Later records include Walter Bricht on Toccata Classics, which explores the music of the Jewish composer who fled Vienna to teach at Indiana University in Bloomington, and ELGAR: THE NEW ENGLAND CONNECTION on Orchid Classics, which studies the connections between composers Edward Elgar and George Chadwick.

==Recognition==
Constantine was described by Classic FM (the UK's largest radio station) as "a Rising Star of Classical Music". In the US he has won great praise for his ability to communicate with audiences and his energetic and compelling advocacy for classical music have gained him many admirers.
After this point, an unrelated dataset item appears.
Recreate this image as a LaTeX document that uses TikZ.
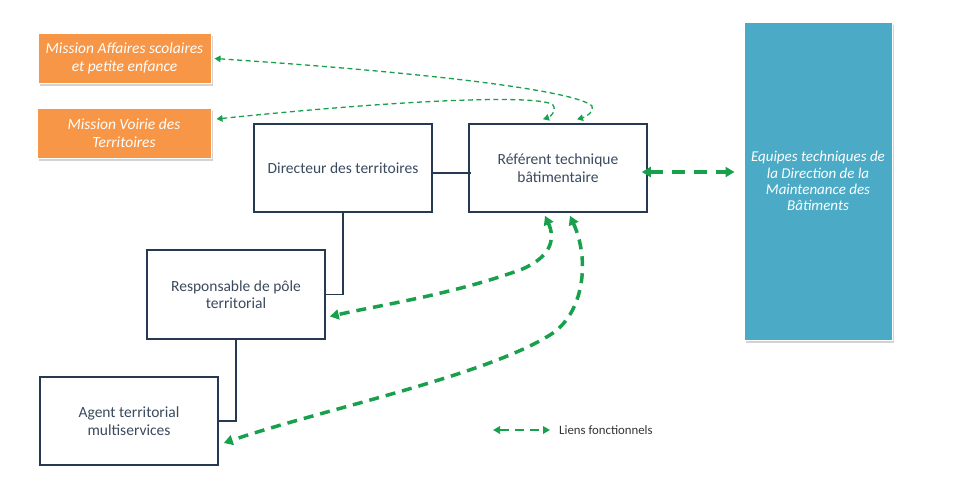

Both his compatriots and critics have had nothing but good to say of the English-born conductor:
- “the real thing, a serious conductor” – Yuri Temirkanov
- “a conductor of immense capabilities” – Yan Pascal Tortelier
- “a brilliant representative of the art of conducting” – Ilya Musin
- “The poise and hushed beauty of the London Philharmonic’s playing was one of the most remarkable qualities of Constantine’s direction. He has an exceptional gift for holding players and listeners on a thread of sound, drawing out the most refined textures.” – Edward Greenfield, The Times
- “Definiteness of intention is a great thing, and Constantine’s shaping of the music was never short of it” – Financial Times
- “Andrew Constantine showed a capacity RFH audience just what he is made of, ending his big demanding programme with an electrifying performance of Prokofiev’s Symphony No. 5.” – The Independent

==Personal life==
Though working in both Reading, PA, and Fort Wayne, IN, Constantine still resides where he began his career in the US in Baltimore, MD. He lives there with his wife Jane, and their two children Michael and Rosie.